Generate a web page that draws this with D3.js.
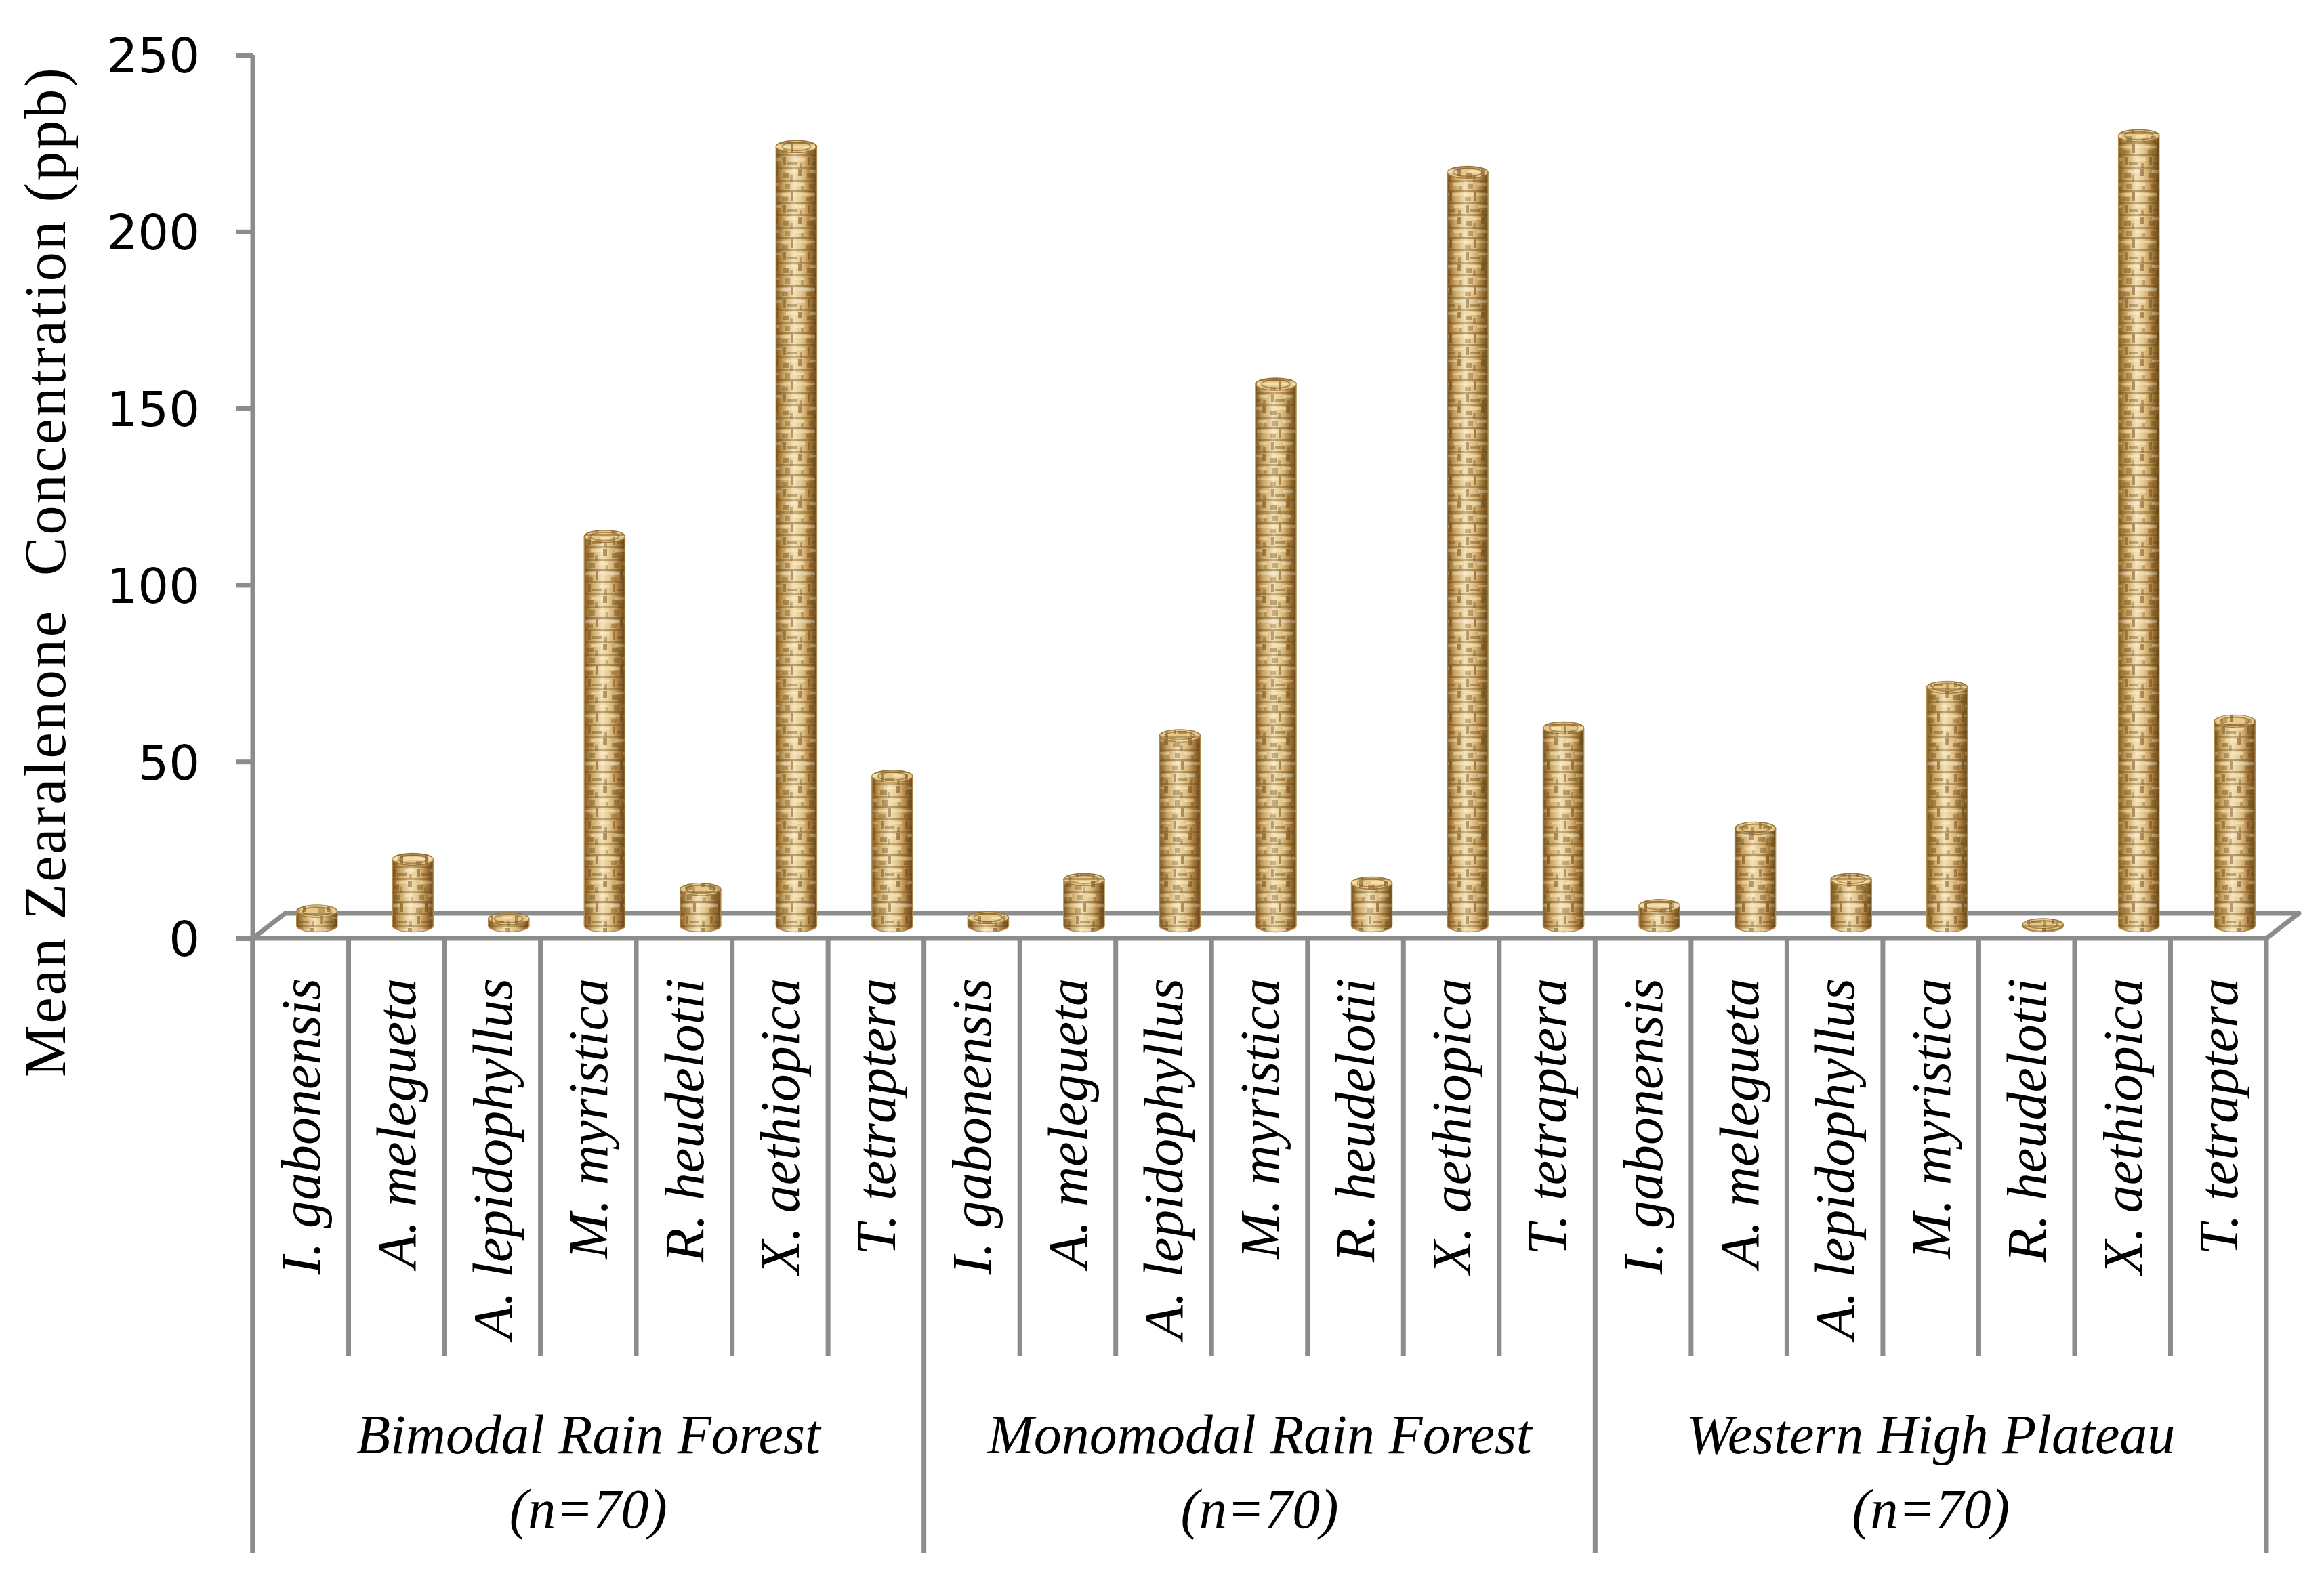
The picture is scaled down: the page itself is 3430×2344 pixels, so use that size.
<!DOCTYPE html>
<html lang="en">
<head>
    <meta charset="UTF-8">
    <title>Mean Zearalenone Concentration</title>
    <script src="https://d3js.org/d3.v7.min.js"></script>
    <style>
        body { margin: 0; background: #fff; }
        svg { display: block; }
    </style>
</head>
<body>
    <script>
        // species on the x axis (repeated for each region)
        var species = ["I. gabonensis", "A. melegueta", "A. lepidophyllus", "M. myristica",
                       "R. heudelotii", "X. aethiopica", "T. tetraptera"];
        var regions = ["Bimodal Rain Forest", "Monomodal Rain Forest", "Western High Plateau"];
        var regionN = "(n=70)";

        // mean ZEN (ppb)
        var bimodal   = [4.1, 18.8, 2.0, 110.2, 10.3, 220.5, 42.3];
        var monomodal = [2.3, 13.1, 53.8, 153.3, 12.1, 213.2, 56.0];
        var plateau   = [5.7, 27.6, 13.1, 67.5, 0.3, 223.6, 57.9];

        var yTicks = [0, 50, 100, 150, 200, 250];

        (function(){
            var W = 3430, H = 2344;
            var left = 373, right = 3345, floorY = 1385, topY = 81;
            var depthX = 48, depthY = -37;           // floor depth (oblique 3D)
            var catBottom = 2001, groupBottom = 2292;
            var grey = "#8c8c8c";

            var series = [bimodal, monomodal, plateau];
            var rows = [];
            regions.forEach(function(r, gi){
                species.forEach(function(s, si){
                    rows.push({ key: gi + "|" + s, region: r, name: s, value: series[gi][si], g: gi, i: si });
                });
            });

            var svg = d3.select("body").append("svg")
                .attr("width", W)
                .attr("height", H);

            var x = d3.scaleBand()
                .domain(rows.map(function(d){ return d.key; }))
                .range([left, right])
                .padding(0);

            var y = d3.scaleLinear()
                .domain([0, 250])
                .range([floorY, topY]);

            // ---- textures / shading for the cylinders
            var defs = svg.append("defs");

            var body = defs.append("linearGradient").attr("id", "cylBody")
                .attr("x1", "0%").attr("x2", "100%").attr("y1", "0%").attr("y2", "0%");
            [["0%", "#9c7433"], ["14%", "#cfa55e"], ["42%", "#f3ddaa"], ["60%", "#ecd199"],
             ["84%", "#c49550"], ["100%", "#8a6226"]].forEach(function(s){
                body.append("stop").attr("offset", s[0]).attr("stop-color", s[1]);
            });

            var shade = defs.append("linearGradient").attr("id", "cylShade")
                .attr("x1", "0%").attr("x2", "100%").attr("y1", "0%").attr("y2", "0%");
            [["0%", "#6b4a18", 0.55], ["20%", "#6b4a18", 0.1], ["45%", "#ffffff", 0.15],
             ["70%", "#6b4a18", 0.05], ["100%", "#5a3c10", 0.6]].forEach(function(s){
                shade.append("stop").attr("offset", s[0]).attr("stop-color", s[1]).attr("stop-opacity", s[2]);
            });

            // woven mat look (irregular dark blotches + light strands)
            var mat = defs.append("pattern").attr("id", "mat")
                .attr("patternUnits", "userSpaceOnUse")
                .attr("width", 36).attr("height", 70);
            var dark = "#6e4a17", light = "#fbeecb";
            [
                [0, 0, 36, 3, dark, 0.5],
                [0, 5, 15, 4, light, 0.65],
                [19, 5, 17, 4, light, 0.5],
                [15, 3, 4, 13, dark, 0.55],
                [2, 11, 9, 6, dark, 0.35],
                [0, 18, 36, 3, dark, 0.45],
                [4, 22, 4, 12, dark, 0.5],
                [22, 23, 14, 4, light, 0.6],
                [10, 29, 14, 4, dark, 0.45],
                [28, 30, 4, 8, dark, 0.4],
                [0, 36, 36, 3, dark, 0.4],
                [8, 41, 20, 4, light, 0.6],
                [26, 40, 6, 10, dark, 0.55],
                [3, 46, 10, 7, dark, 0.45],
                [14, 49, 4, 9, dark, 0.35],
                [0, 55, 36, 3, dark, 0.4],
                [20, 60, 14, 4, light, 0.55],
                [6, 61, 8, 8, dark, 0.4],
                [30, 64, 4, 6, dark, 0.3]
            ].forEach(function(r){
                mat.append("rect")
                    .attr("x", r[0]).attr("y", r[1]).attr("width", r[2]).attr("height", r[3])
                    .attr("fill", r[4]).attr("fill-opacity", r[5]);
            });

            // ---- floor
            var floor = svg.append("g")
                .attr("fill", "none")
                .attr("stroke", grey)
                .attr("stroke-width", 7)
                .attr("stroke-linejoin", "round");
            floor.append("polyline")
                .attr("points", [[left, floorY], [left + depthX, floorY + depthY],
                                 [right + depthX, floorY + depthY], [right, floorY]].join(" "));
            floor.append("line")
                .attr("x1", left - 25).attr("x2", right)
                .attr("y1", floorY).attr("y2", floorY);

            // ---- y axis
            var yAxis = d3.axisLeft(y)
                .tickValues(yTicks)
                .tickSize(25)
                .tickSizeOuter(0)
                .tickPadding(53);

            var ag = svg.append("g")
                .attr("transform", "translate(" + left + ",0)")
                .call(yAxis);
            ag.select(".domain").remove();
            ag.selectAll(".tick line").attr("stroke", grey).attr("stroke-width", 7);
            ag.selectAll(".tick text")
                .attr("fill", "#000")
                .style("font-family", "'DejaVu Sans', Verdana, sans-serif")
                .style("font-size", "72px")
                .attr("dy", "0.36em");

            svg.append("line")
                .attr("x1", left).attr("x2", left)
                .attr("y1", topY).attr("y2", groupBottom)
                .attr("stroke", grey).attr("stroke-width", 7);

            // y title
            svg.append("text")
                .attr("transform", "translate(96," + 845 + ") rotate(-90)")
                .attr("text-anchor", "middle")
                .attr("textLength", 1490)
                .attr("lengthAdjust", "spacing")
                .style("font-family", "'Liberation Serif', 'Times New Roman', serif")
                .style("font-size", "86px")
                .style("white-space", "pre")
                .text("Mean Zearalenone  Concentration (ppb)");

            // ---- category / group dividers
            var bounds = rows.map(function(d){ return x(d.key); }).concat([right]);
            svg.append("g").selectAll("line")
                .data(bounds)
                .enter()
                .append("line")
                .attr("x1", function(d){ return d; })
                .attr("x2", function(d){ return d; })
                .attr("y1", floorY)
                .attr("y2", function(d, i){ return i % 7 === 0 ? groupBottom : catBottom; })
                .attr("stroke", grey)
                .attr("stroke-width", 7);

            // ---- cylinders
            var bw = x.bandwidth();
            var rx = 30, ry = 9;
            var midX = depthX / 2, midY = depthY / 2;

            var bars = svg.append("g").selectAll("g")
                .data(rows)
                .enter()
                .append("g");

            function bodyPath(d){
                var cx = x(d.key) + bw / 2 + midX;
                var yb = y(0) + midY, yt = y(d.value) + midY;
                return "M" + (cx - rx) + "," + yt +
                       "L" + (cx - rx) + "," + yb +
                       "A" + rx + "," + ry + " 0 0 0 " + (cx + rx) + "," + yb +
                       "L" + (cx + rx) + "," + yt + "Z";
            }

            bars.append("path").attr("d", bodyPath).attr("fill", "url(#cylBody)");
            bars.append("path").attr("d", bodyPath).attr("fill", "url(#mat)");
            bars.append("path").attr("d", bodyPath).attr("fill", "url(#cylShade)")
                .attr("stroke", "#b08a4c").attr("stroke-width", 1.5);

            function cx(d){ return x(d.key) + bw / 2 + midX; }
            function cy(d){ return y(d.value) + midY; }

            bars.append("ellipse")
                .attr("cx", cx).attr("cy", cy)
                .attr("rx", rx).attr("ry", ry)
                .attr("fill", "#e6c88a")
                .attr("stroke", "#a07a3c").attr("stroke-width", 1.5);
            bars.append("ellipse")
                .attr("cx", cx).attr("cy", cy)
                .attr("rx", rx).attr("ry", ry)
                .attr("fill", "url(#mat)");
            bars.append("ellipse")
                .attr("cx", cx).attr("cy", cy)
                .attr("rx", rx - 9).attr("ry", ry - 3)
                .attr("fill", "none")
                .attr("stroke", "#7a5520").attr("stroke-opacity", 0.55).attr("stroke-width", 2);

            // ---- category labels (rotated, italic)
            svg.append("g").selectAll("text")
                .data(rows)
                .enter()
                .append("text")
                .attr("transform", function(d){
                    return "translate(" + (x(d.key) + bw / 2) + ",1444) rotate(-90)";
                })
                .attr("text-anchor", "end")
                .attr("dy", "0.34em")
                .style("font-family", "'Liberation Serif', 'Times New Roman', serif")
                .style("font-style", "italic")
                .style("font-size", "82px")
                .text(function(d){ return d.name; });

            // ---- region labels
            var groups = svg.append("g").selectAll("g")
                .data(regions)
                .enter()
                .append("g")
                .style("font-family", "'Liberation Serif', 'Times New Roman', serif")
                .style("font-style", "italic")
                .style("font-size", "82px")
                .attr("text-anchor", "middle");

            function groupMid(gi){
                return (bounds[gi * 7] + bounds[gi * 7 + 7]) / 2;
            }
            groups.append("text")
                .attr("x", function(d, i){ return groupMid(i); })
                .attr("y", 2145)
                .text(function(d){ return d; });
            groups.append("text")
                .attr("x", function(d, i){ return groupMid(i); })
                .attr("y", 2255)
                .text(regionN);
        })();
    </script>
</body>
</html>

============================================================

**AIM OF THE TASK:** Reproduce verbatim the lines above, from the line with "The picture is" through the line with "var yTicks = [0, 50, 100, 150, 200, 250];".

**RESPONSE:**
The picture is scaled down: the page itself is 3430×2344 pixels, so use that size.
<!DOCTYPE html>
<html lang="en">
<head>
    <meta charset="UTF-8">
    <title>Mean Zearalenone Concentration</title>
    <script src="https://d3js.org/d3.v7.min.js"></script>
    <style>
        body { margin: 0; background: #fff; }
        svg { display: block; }
    </style>
</head>
<body>
    <script>
        // species on the x axis (repeated for each region)
        var species = ["I. gabonensis", "A. melegueta", "A. lepidophyllus", "M. myristica",
                       "R. heudelotii", "X. aethiopica", "T. tetraptera"];
        var regions = ["Bimodal Rain Forest", "Monomodal Rain Forest", "Western High Plateau"];
        var regionN = "(n=70)";

        // mean ZEN (ppb)
        var bimodal   = [4.1, 18.8, 2.0, 110.2, 10.3, 220.5, 42.3];
        var monomodal = [2.3, 13.1, 53.8, 153.3, 12.1, 213.2, 56.0];
        var plateau   = [5.7, 27.6, 13.1, 67.5, 0.3, 223.6, 57.9];

        var yTicks = [0, 50, 100, 150, 200, 250];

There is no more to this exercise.